#### [EXERCISE]
Reproduce all entries precisely as they are written.
■ ■ ■
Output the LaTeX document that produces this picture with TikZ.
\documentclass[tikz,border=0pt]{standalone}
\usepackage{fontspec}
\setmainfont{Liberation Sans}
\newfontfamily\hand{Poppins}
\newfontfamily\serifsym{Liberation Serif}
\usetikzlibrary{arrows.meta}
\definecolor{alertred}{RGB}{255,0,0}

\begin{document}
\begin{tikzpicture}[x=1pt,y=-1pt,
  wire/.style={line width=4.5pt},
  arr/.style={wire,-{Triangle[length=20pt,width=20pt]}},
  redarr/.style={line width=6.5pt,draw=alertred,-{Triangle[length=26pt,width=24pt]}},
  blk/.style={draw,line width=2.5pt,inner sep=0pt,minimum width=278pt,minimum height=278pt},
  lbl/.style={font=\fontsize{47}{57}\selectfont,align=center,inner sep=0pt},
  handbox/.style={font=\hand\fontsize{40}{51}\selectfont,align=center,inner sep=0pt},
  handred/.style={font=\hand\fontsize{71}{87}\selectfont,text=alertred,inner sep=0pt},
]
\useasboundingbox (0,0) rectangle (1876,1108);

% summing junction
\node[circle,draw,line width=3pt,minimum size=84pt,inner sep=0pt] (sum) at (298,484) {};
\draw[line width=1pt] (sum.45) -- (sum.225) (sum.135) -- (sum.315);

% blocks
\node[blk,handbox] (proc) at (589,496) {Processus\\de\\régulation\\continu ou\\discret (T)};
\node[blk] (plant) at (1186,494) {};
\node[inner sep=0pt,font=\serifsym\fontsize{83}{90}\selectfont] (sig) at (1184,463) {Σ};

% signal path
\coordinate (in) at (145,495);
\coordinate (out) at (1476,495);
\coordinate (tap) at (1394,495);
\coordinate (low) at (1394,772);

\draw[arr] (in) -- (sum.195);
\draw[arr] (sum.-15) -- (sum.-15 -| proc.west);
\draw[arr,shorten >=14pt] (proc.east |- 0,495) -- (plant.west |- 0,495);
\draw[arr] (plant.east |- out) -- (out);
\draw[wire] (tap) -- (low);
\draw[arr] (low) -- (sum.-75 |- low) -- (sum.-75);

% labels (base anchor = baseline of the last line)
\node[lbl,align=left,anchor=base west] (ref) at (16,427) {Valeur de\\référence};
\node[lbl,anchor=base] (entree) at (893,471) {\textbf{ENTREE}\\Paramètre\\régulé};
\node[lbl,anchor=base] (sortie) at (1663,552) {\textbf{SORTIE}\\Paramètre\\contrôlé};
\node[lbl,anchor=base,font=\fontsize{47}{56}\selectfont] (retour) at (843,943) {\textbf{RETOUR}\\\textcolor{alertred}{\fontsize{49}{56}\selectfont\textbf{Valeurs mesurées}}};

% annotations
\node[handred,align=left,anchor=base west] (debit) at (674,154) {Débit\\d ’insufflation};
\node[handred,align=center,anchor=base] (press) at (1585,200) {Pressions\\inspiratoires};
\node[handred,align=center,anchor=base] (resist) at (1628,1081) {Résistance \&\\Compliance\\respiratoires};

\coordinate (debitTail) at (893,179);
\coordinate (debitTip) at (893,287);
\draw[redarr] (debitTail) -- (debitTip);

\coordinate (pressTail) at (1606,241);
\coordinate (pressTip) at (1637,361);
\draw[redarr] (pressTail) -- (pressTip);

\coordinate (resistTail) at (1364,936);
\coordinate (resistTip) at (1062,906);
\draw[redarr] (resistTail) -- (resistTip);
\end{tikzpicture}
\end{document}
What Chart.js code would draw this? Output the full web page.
■ ■ ■
#### [ANSWER FOR THIS EXERCISE]
Output the LaTeX document that produces this picture with TikZ.
\documentclass[tikz,border=0pt]{standalone}
\usepackage{fontspec}
\setmainfont{Liberation Sans}
\newfontfamily\hand{Poppins}
\newfontfamily\serifsym{Liberation Serif}
\usetikzlibrary{arrows.meta}
\definecolor{alertred}{RGB}{255,0,0}

\begin{document}
\begin{tikzpicture}[x=1pt,y=-1pt,
  wire/.style={line width=4.5pt},
  arr/.style={wire,-{Triangle[length=20pt,width=20pt]}},
  redarr/.style={line width=6.5pt,draw=alertred,-{Triangle[length=26pt,width=24pt]}},
  blk/.style={draw,line width=2.5pt,inner sep=0pt,minimum width=278pt,minimum height=278pt},
  lbl/.style={font=\fontsize{47}{57}\selectfont,align=center,inner sep=0pt},
  handbox/.style={font=\hand\fontsize{40}{51}\selectfont,align=center,inner sep=0pt},
  handred/.style={font=\hand\fontsize{71}{87}\selectfont,text=alertred,inner sep=0pt},
]
\useasboundingbox (0,0) rectangle (1876,1108);

% summing junction
\node[circle,draw,line width=3pt,minimum size=84pt,inner sep=0pt] (sum) at (298,484) {};
\draw[line width=1pt] (sum.45) -- (sum.225) (sum.135) -- (sum.315);

% blocks
\node[blk,handbox] (proc) at (589,496) {Processus\\de\\régulation\\continu ou\\discret (T)};
\node[blk] (plant) at (1186,494) {};
\node[inner sep=0pt,font=\serifsym\fontsize{83}{90}\selectfont] (sig) at (1184,463) {Σ};

% signal path
\coordinate (in) at (145,495);
\coordinate (out) at (1476,495);
\coordinate (tap) at (1394,495);
\coordinate (low) at (1394,772);

\draw[arr] (in) -- (sum.195);
\draw[arr] (sum.-15) -- (sum.-15 -| proc.west);
\draw[arr,shorten >=14pt] (proc.east |- 0,495) -- (plant.west |- 0,495);
\draw[arr] (plant.east |- out) -- (out);
\draw[wire] (tap) -- (low);
\draw[arr] (low) -- (sum.-75 |- low) -- (sum.-75);

% labels (base anchor = baseline of the last line)
\node[lbl,align=left,anchor=base west] (ref) at (16,427) {Valeur de\\référence};
\node[lbl,anchor=base] (entree) at (893,471) {\textbf{ENTREE}\\Paramètre\\régulé};
\node[lbl,anchor=base] (sortie) at (1663,552) {\textbf{SORTIE}\\Paramètre\\contrôlé};
\node[lbl,anchor=base,font=\fontsize{47}{56}\selectfont] (retour) at (843,943) {\textbf{RETOUR}\\\textcolor{alertred}{\fontsize{49}{56}\selectfont\textbf{Valeurs mesurées}}};

% annotations
\node[handred,align=left,anchor=base west] (debit) at (674,154) {Débit\\d ’insufflation};
\node[handred,align=center,anchor=base] (press) at (1585,200) {Pressions\\inspiratoires};
\node[handred,align=center,anchor=base] (resist) at (1628,1081) {Résistance \&\\Compliance\\respiratoires};

\coordinate (debitTail) at (893,179);
\coordinate (debitTip) at (893,287);
\draw[redarr] (debitTail) -- (debitTip);

\coordinate (pressTail) at (1606,241);
\coordinate (pressTip) at (1637,361);
\draw[redarr] (pressTail) -- (pressTip);

\coordinate (resistTail) at (1364,936);
\coordinate (resistTip) at (1062,906);
\draw[redarr] (resistTail) -- (resistTip);
\end{tikzpicture}
\end{document}
What Chart.js code would draw this? Output the full web page.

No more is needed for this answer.